** Begin SOURCE MATERIAL **
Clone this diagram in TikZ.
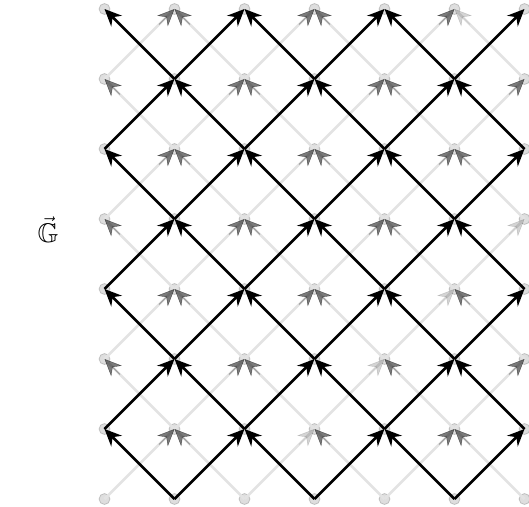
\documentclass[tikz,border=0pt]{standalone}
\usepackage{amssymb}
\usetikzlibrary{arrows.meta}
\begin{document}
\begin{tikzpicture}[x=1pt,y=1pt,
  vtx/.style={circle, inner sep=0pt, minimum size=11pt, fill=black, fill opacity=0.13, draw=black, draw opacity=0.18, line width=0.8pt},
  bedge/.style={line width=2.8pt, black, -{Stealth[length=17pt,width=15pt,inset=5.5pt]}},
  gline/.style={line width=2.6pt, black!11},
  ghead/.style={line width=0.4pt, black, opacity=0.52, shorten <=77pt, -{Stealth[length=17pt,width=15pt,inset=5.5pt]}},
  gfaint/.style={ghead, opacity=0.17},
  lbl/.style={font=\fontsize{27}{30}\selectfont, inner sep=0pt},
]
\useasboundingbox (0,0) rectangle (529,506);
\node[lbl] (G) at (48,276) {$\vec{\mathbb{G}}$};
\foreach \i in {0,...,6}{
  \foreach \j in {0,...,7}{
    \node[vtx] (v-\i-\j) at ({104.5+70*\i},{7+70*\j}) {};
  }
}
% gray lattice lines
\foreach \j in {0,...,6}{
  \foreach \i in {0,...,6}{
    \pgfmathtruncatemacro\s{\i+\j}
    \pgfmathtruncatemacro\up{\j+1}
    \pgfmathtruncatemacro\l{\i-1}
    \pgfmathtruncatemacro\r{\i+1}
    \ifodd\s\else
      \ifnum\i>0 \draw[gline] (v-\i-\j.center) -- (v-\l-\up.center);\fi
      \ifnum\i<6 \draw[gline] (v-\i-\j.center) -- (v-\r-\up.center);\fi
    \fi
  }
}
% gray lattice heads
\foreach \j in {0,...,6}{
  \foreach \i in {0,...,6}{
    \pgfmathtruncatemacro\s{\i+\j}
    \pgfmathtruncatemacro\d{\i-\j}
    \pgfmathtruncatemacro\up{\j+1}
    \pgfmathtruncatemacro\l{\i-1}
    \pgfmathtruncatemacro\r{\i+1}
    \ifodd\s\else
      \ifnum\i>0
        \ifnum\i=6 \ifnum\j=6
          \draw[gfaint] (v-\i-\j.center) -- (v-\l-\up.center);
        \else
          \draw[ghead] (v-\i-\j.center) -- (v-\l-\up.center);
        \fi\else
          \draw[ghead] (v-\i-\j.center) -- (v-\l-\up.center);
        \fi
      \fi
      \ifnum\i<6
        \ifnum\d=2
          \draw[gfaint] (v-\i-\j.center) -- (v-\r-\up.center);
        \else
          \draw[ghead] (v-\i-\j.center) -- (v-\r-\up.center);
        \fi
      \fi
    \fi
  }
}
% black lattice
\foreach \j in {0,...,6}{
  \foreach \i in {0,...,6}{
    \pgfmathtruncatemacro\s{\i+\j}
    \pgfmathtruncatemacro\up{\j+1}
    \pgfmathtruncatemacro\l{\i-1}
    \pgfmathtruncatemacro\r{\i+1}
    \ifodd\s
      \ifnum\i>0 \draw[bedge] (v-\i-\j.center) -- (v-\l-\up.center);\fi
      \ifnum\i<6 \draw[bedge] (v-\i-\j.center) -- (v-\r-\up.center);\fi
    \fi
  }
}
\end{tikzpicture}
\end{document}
** End SOURCE MATERIAL **
▶ _WHAT TO PRODUCE_:
Replicate the material above verbatim; images stay out of the copy.

▶ _PROBLEM SOLUTION_:
Clone this diagram in TikZ.
\documentclass[tikz,border=0pt]{standalone}
\usepackage{amssymb}
\usetikzlibrary{arrows.meta}
\begin{document}
\begin{tikzpicture}[x=1pt,y=1pt,
  vtx/.style={circle, inner sep=0pt, minimum size=11pt, fill=black, fill opacity=0.13, draw=black, draw opacity=0.18, line width=0.8pt},
  bedge/.style={line width=2.8pt, black, -{Stealth[length=17pt,width=15pt,inset=5.5pt]}},
  gline/.style={line width=2.6pt, black!11},
  ghead/.style={line width=0.4pt, black, opacity=0.52, shorten <=77pt, -{Stealth[length=17pt,width=15pt,inset=5.5pt]}},
  gfaint/.style={ghead, opacity=0.17},
  lbl/.style={font=\fontsize{27}{30}\selectfont, inner sep=0pt},
]
\useasboundingbox (0,0) rectangle (529,506);
\node[lbl] (G) at (48,276) {$\vec{\mathbb{G}}$};
\foreach \i in {0,...,6}{
  \foreach \j in {0,...,7}{
    \node[vtx] (v-\i-\j) at ({104.5+70*\i},{7+70*\j}) {};
  }
}
% gray lattice lines
\foreach \j in {0,...,6}{
  \foreach \i in {0,...,6}{
    \pgfmathtruncatemacro\s{\i+\j}
    \pgfmathtruncatemacro\up{\j+1}
    \pgfmathtruncatemacro\l{\i-1}
    \pgfmathtruncatemacro\r{\i+1}
    \ifodd\s\else
      \ifnum\i>0 \draw[gline] (v-\i-\j.center) -- (v-\l-\up.center);\fi
      \ifnum\i<6 \draw[gline] (v-\i-\j.center) -- (v-\r-\up.center);\fi
    \fi
  }
}
% gray lattice heads
\foreach \j in {0,...,6}{
  \foreach \i in {0,...,6}{
    \pgfmathtruncatemacro\s{\i+\j}
    \pgfmathtruncatemacro\d{\i-\j}
    \pgfmathtruncatemacro\up{\j+1}
    \pgfmathtruncatemacro\l{\i-1}
    \pgfmathtruncatemacro\r{\i+1}
    \ifodd\s\else
      \ifnum\i>0
        \ifnum\i=6 \ifnum\j=6
          \draw[gfaint] (v-\i-\j.center) -- (v-\l-\up.center);
        \else
          \draw[ghead] (v-\i-\j.center) -- (v-\l-\up.center);
        \fi\else
          \draw[ghead] (v-\i-\j.center) -- (v-\l-\up.center);
        \fi
      \fi
      \ifnum\i<6
        \ifnum\d=2
          \draw[gfaint] (v-\i-\j.center) -- (v-\r-\up.center);
        \else
          \draw[ghead] (v-\i-\j.center) -- (v-\r-\up.center);
        \fi
      \fi
    \fi
  }
}
% black lattice
\foreach \j in {0,...,6}{
  \foreach \i in {0,...,6}{
    \pgfmathtruncatemacro\s{\i+\j}
    \pgfmathtruncatemacro\up{\j+1}
    \pgfmathtruncatemacro\l{\i-1}
    \pgfmathtruncatemacro\r{\i+1}
    \ifodd\s
      \ifnum\i>0 \draw[bedge] (v-\i-\j.center) -- (v-\l-\up.center);\fi
      \ifnum\i<6 \draw[bedge] (v-\i-\j.center) -- (v-\r-\up.center);\fi
    \fi
  }
}
\end{tikzpicture}
\end{document}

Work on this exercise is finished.